B. Makul Sürede Yargılanma Hakkının İhlal Edildiğine İlişkin İddia

36. Başvurucular; yargılamanın, davanın açıldığı 5/5/2015 tarihinden nihai kararın verildiği 15/9/2020 tarihine kadar sürmesi nedeniyle adil yargılanma hakkının güvencelerinden olan makul sürede yargılanma hakkının ihlal edildiğini ileri sürmüştür.

37. Anayasa Mahkemesi, olay ve olguları somut başvuru ile benzer nitelikte olan Veysi Ado ([GK] B. No: 2022/100837, 27/4/2023) kararında uygulanacak anayasal ilkeleri belirlemiştir. Bu çerçevede Anayasa Mahkemesi 9/1/2013 tarihli ve 6384 sayılı Avrupa İnsan Hakları Mahkemesine Yapılmış Bazı Başvuruların Tazminat Ödenmek Suretiyle Çözümüne Dair Kanun'un geçici 2. maddesinde 28/3/2023 tarihli ve 7445 sayılı Kanun'un 40. maddesi ile yapılan değişikliğe göre 9/3/2023 tarihi (bu tarih dâhil) itibarıyla derdest olan yargılamaların makul sürede sonuçlandırılmadığı iddialarıyla yapılan başvurulara ilişkin olarak Tazminat Komisyonuna başvuru yolu tüketilmeden yapılan başvurunun incelenmesinin bireysel başvurunun ikincil niteliği ile bağdaşmayacağı neticesine varmıştır.

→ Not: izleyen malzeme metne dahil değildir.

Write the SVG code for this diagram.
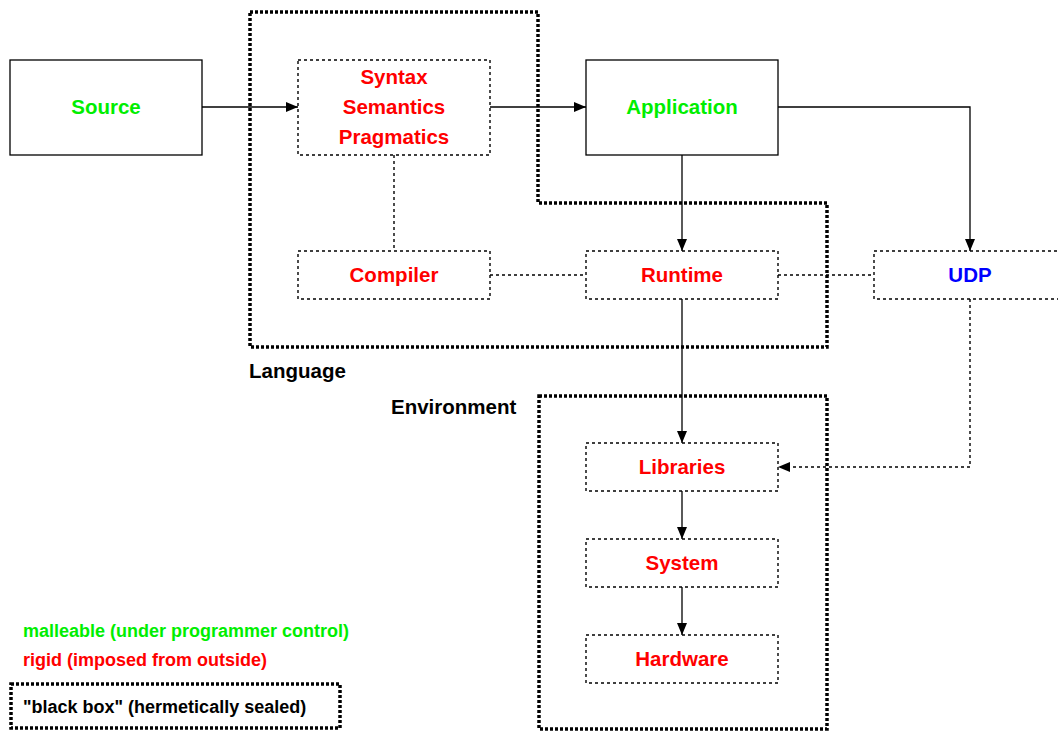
<svg xmlns="http://www.w3.org/2000/svg" width="1058" height="731" viewBox="0 0 1058 731">
<style>
text{font-family:"Liberation Sans",Arial,sans-serif;font-weight:bold;font-size:20.5px;text-anchor:middle}
.g{fill:#00ee00}.r{fill:#ff0000}.b{fill:#0000ff}.k{fill:#000}
.solid{fill:#fff;stroke:#000;stroke-width:1.3}
.dot{fill:#fff;stroke:#000;stroke-width:1.4;stroke-dasharray:3 3}
.box{fill:none;stroke:#000;stroke-width:3.5;stroke-dasharray:3 2}
.c{fill:none;stroke:#000;stroke-width:1.3}
.cd{fill:none;stroke:#000;stroke-width:1.4;stroke-dasharray:3 3}
.leg{font-size:18px;text-anchor:start}
.lbl{text-anchor:start;font-size:20.5px}
</style>
<defs>
<marker id="ah" markerWidth="12" markerHeight="10" refX="12" refY="5" orient="auto" markerUnits="userSpaceOnUse">
<path d="M0,0 L12,5 L0,10 Z" fill="#000"/>
</marker>
</defs>
<g id="language-box">
<path class="box" d="M250,12 H538 V203 H827 V347 H250 Z"/>
<text class="lbl k" x="249" y="378">Language</text>
</g>
<g id="environment-box">
<rect class="box" x="539" y="396" width="288" height="333"/>
<text class="lbl k" x="391" y="414">Environment</text>
</g>
<g id="connectors">
<path class="c" d="M202,107 H298" marker-end="url(#ah)"/>
<path class="c" d="M490,107 H586" marker-end="url(#ah)"/>
<path class="c" d="M778,107 H970 V251" marker-end="url(#ah)"/>
<path class="c" d="M682,155 V251" marker-end="url(#ah)"/>
<path class="cd" d="M394,155 V251"/>
<path class="cd" d="M490,275 H586"/>
<path class="cd" d="M778,275 H874"/>
<path class="c" d="M682,299 V443" marker-end="url(#ah)"/>
<path class="cd" d="M970,299 V467 H778" marker-end="url(#ah)"/>
<path class="c" d="M682,491 V539" marker-end="url(#ah)"/>
<path class="c" d="M682,587 V635" marker-end="url(#ah)"/>
</g>
<g id="source"><rect class="solid" x="10" y="60" width="192" height="95"/><text class="g" x="106" y="114">Source</text></g>
<g id="ssp"><rect class="dot" x="298" y="60" width="192" height="95"/>
<text class="r" x="394" y="84">Syntax</text><text class="r" x="394" y="114">Semantics</text><text class="r" x="394" y="144">Pragmatics</text></g>
<g id="application"><rect class="solid" x="586" y="60" width="192" height="95"/><text class="g" x="682" y="114">Application</text></g>
<g id="compiler"><rect class="dot" x="298" y="251" width="192" height="48"/><text class="r" x="394" y="282">Compiler</text></g>
<g id="runtime"><rect class="dot" x="586" y="251" width="192" height="48"/><text class="r" x="682" y="282">Runtime</text></g>
<g id="udp"><rect class="dot" x="874" y="251" width="192" height="48"/><text class="b" x="970" y="282">UDP</text></g>
<g id="libraries"><rect class="dot" x="586" y="443" width="192" height="48"/><text class="r" x="682" y="474">Libraries</text></g>
<g id="system"><rect class="dot" x="586" y="539" width="192" height="48"/><text class="r" x="682" y="570">System</text></g>
<g id="hardware"><rect class="dot" x="586" y="635" width="192" height="48"/><text class="r" x="682" y="666">Hardware</text></g>
<g id="legend">
<text class="leg g" x="23" y="637">malleable (under programmer control)</text>
<text class="leg r" x="23" y="666">rigid (imposed from outside)</text>
<rect class="box" x="11" y="684" width="329" height="44"/>
<text class="leg k" x="23" y="713">"black box" (hermetically sealed)</text>
</g>
</svg>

38. Somut başvuruda, anılan kararda açıklanan ilkelerden ve ulaşılan sonuçtan ayrılmayı gerektiren bir durum bulunmamaktadır. Dolayısıyla makul sürede yargılanma hakkının ihlal edildiğine ilişkin iddia yönünden başvurunun bu kısmının diğer kabul edilebilirlik nedenleri incelenmeksizin başvuru yollarının tüketilmemesi nedeniyle kabul edilemez olduğuna karar verilmesi gerekir.

III. HÜKÜM

Açıklanan gerekçelerle;

A. 1. Maddi ve manevi varlığın korunması ve geliştirilmesi hakkının ihlal edildiğine ilişkin iddianın KABUL EDİLEBİLİR OLDUĞUNA,

2. Makul sürede yargılanma hakkının ihlal edildiğine ilişkin iddianın başvuru yollarının tüketilmemesi nedeniyle KABUL EDİLEMEZ OLDUĞUNA,

B. Anayasa’nın 17. maddesinde güvence altına alınan maddi ve manevi varlığın korunması ve geliştirilmesi hakkının İHLAL EDİLMEDİĞİNE,

C. Yargılama giderlerinin başvurucular üzerinde BIRAKILMASINA,

D. Kararın bir örneğinin Adalet Bakanlığına GÖNDERİLMESİNE 20/12/2023 tarihinde OYBİRLİĞİYLE karar verildi.